The six turbines and associated infrastructure are planned for land north-west of Govals Farm, Kincaldrum, near Forfar, between one and 2.7 kilometres west of the main A90.
The site also includes the summits of Hayston Hill/Kincaldrum Hill, with the hamlet of Gateside around a kilometre to the north-east at the closest point.
The maximum blade tip height of the planned turbines is 87m, each with a generating capacity of up to 800kW. Planning permission has been sought on a permanent 25-year basis.
In the supporting submissions, applicant farmer David Cooper and Greencat Renewables have produced an extensive portfolio of material, including environmental and non-technical summaries.
The applicants have said that potential disruption to television signals for just over 200 homes has been identified but comment that a number of options are available to mitigate effects and have suggested conditioning as part of any planning approval.
Potential effects on radar at RAF Leuchars have also been part of the process and mitigation measures would, they add, be confirmed post-planning.
In visual terms, the applicants suggest that the project’s larger scale is “well accommodated by the landscape, with open valley to the east heavily characterised by the A90 and larger scale farming”.
The applicants conclude: “An extensive programme of environmental assessment has been carried out.
“No unacceptably adverse effects have been predicted and it is concluded that the project could be successfully accommodated into the local area.”
However, in his appraisal of the plan, Angus Council’s strategic director of communities Alan McKeown notes almost 100 letters of objection from 70 properties.
“Previous appeal decisions at Finavon Hill, Forfar, and Nether Kelly, Arbroath, have confirmed the opinion of reporters that large scale wind turbines are not appropriate in medium scale landscapes,” he said.
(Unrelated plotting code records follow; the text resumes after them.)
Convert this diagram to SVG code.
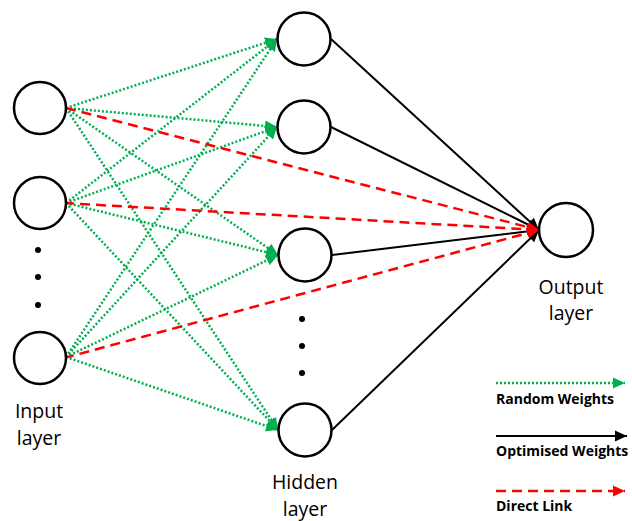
<svg xmlns="http://www.w3.org/2000/svg" width="632" height="521" viewBox="0 0 632 521">
<style>
.node{fill:#fff;stroke:#000;stroke-width:2.5}
.g{stroke:#00B050;stroke-width:2.5;stroke-dasharray:2 2;fill:none}
.r{stroke:#FF0000;stroke-width:2.5;stroke-dasharray:10 6;fill:none}
.k{stroke:#000;stroke-width:2;fill:none}
.lbl{font-family:"Open Sans","Liberation Sans",sans-serif;font-size:19.5px;fill:#000;text-anchor:middle}
.leg{font-family:"Open Sans","Liberation Sans",sans-serif;font-size:14px;font-weight:bold;fill:#000}
.dot{fill:#000}
</style>
<defs>
<marker id="ag" markerUnits="userSpaceOnUse" markerWidth="13" markerHeight="13" refX="12" refY="6.5" orient="auto"><path d="M0,1 L12,6.5 L0,12 Z" fill="#00B050"/></marker>
<marker id="ar" markerUnits="userSpaceOnUse" markerWidth="13" markerHeight="13" refX="12" refY="6.5" orient="auto"><path d="M0,1 L12,6.5 L0,12 Z" fill="#FF0000"/></marker>
<marker id="ak" markerUnits="userSpaceOnUse" markerWidth="13" markerHeight="13" refX="12" refY="6.5" orient="auto"><path d="M0,1 L12,6.5 L0,12 Z" fill="#000"/></marker>
</defs>
<g id="connectors">
<g id="random-weights">
<line class="g" x1="66" y1="108" x2="277" y2="39" marker-end="url(#ag)"/>
<line class="g" x1="66" y1="108" x2="277" y2="127" marker-end="url(#ag)"/>
<line class="g" x1="66" y1="108" x2="278" y2="255" marker-end="url(#ag)"/>
<line class="g" x1="66" y1="108" x2="278" y2="430" marker-end="url(#ag)"/>
<line class="g" x1="66" y1="203" x2="277" y2="39" marker-end="url(#ag)"/>
<line class="g" x1="66" y1="203" x2="277" y2="127" marker-end="url(#ag)"/>
<line class="g" x1="66" y1="203" x2="278" y2="255" marker-end="url(#ag)"/>
<line class="g" x1="66" y1="203" x2="278" y2="430" marker-end="url(#ag)"/>
<line class="g" x1="66" y1="357" x2="277" y2="39" marker-end="url(#ag)"/>
<line class="g" x1="66" y1="357" x2="277" y2="127" marker-end="url(#ag)"/>
<line class="g" x1="66" y1="357" x2="278" y2="255" marker-end="url(#ag)"/>
<line class="g" x1="66" y1="357" x2="278" y2="430" marker-end="url(#ag)"/>
</g>
<g id="optimised-weights">
<line class="k" x1="331" y1="39" x2="539" y2="230" marker-end="url(#ak)"/>
<line class="k" x1="331" y1="127" x2="539" y2="230" marker-end="url(#ak)"/>
<line class="k" x1="332" y1="255" x2="539" y2="230" marker-end="url(#ak)"/>
<line class="k" x1="332" y1="430" x2="539" y2="230" marker-end="url(#ak)"/>
</g>
<g id="direct-links">
<line class="r" x1="66" y1="108" x2="539" y2="230" marker-end="url(#ar)"/>
<line class="r" x1="64" y1="203" x2="539" y2="230" marker-end="url(#ar)"/>
<line class="r" x1="64" y1="358" x2="539" y2="230" marker-end="url(#ar)"/>
</g>
</g>
<g id="input1"><circle class="node" cx="40" cy="108" r="26"/></g>
<g id="input2"><circle class="node" cx="40" cy="203" r="26"/></g>
<g id="input-dots"><circle class="dot" cx="38" cy="250" r="3"/><circle class="dot" cx="38" cy="277" r="3"/><circle class="dot" cx="38" cy="305" r="3"/></g>
<g id="input3"><circle class="node" cx="40" cy="358" r="26"/></g>
<g id="hidden1"><circle class="node" cx="304" cy="39" r="26.5"/></g>
<g id="hidden2"><circle class="node" cx="304" cy="127" r="26.5"/></g>
<g id="hidden3"><circle class="node" cx="305" cy="255" r="26.5"/></g>
<g id="hidden-dots"><circle class="dot" cx="302" cy="319" r="3"/><circle class="dot" cx="302" cy="346" r="3"/><circle class="dot" cx="302" cy="373" r="3"/></g>
<g id="hidden4"><circle class="node" cx="305" cy="430" r="26.5"/></g>
<g id="output"><circle class="node" cx="566" cy="230" r="27"/></g>
<g id="labels">
<text class="lbl" x="39" y="418">Input</text>
<text class="lbl" x="39" y="445">layer</text>
<text class="lbl" x="305" y="489">Hidden</text>
<text class="lbl" x="305" y="516">layer</text>
<text class="lbl" x="571" y="294">Output</text>
<text class="lbl" x="571" y="320">layer</text>
</g>
<g id="legend">
<line class="g" x1="496" y1="383" x2="625" y2="383" marker-end="url(#ag)"/>
<text class="leg" x="496" y="404">Random Weights</text>
<line class="k" x1="496" y1="436" x2="627" y2="436" marker-end="url(#ak)"/>
<text class="leg" x="496" y="456">Optimised Weights</text>
<line class="r" x1="496" y1="491" x2="625" y2="491" marker-end="url(#ar)"/>
<text class="leg" x="496" y="511">Direct Link</text>
</g>
</svg>
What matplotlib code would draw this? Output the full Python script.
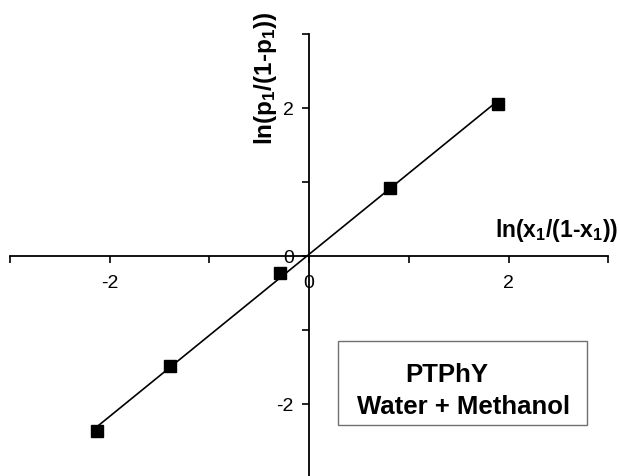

“The proposed windfarm would comply with some of the relevant policies and criteria contained within the development plan.
“However, this must be balanced against the findings of the significant and adverse landscape, cumulative landscape and adverse impacts identified in respect on the visual amenity of residents within a close proximity to the proposed development and from significant viewpoints and recreational amenities.”
Development standards councillors will meet in Forfar on Tuesday to consider the bid.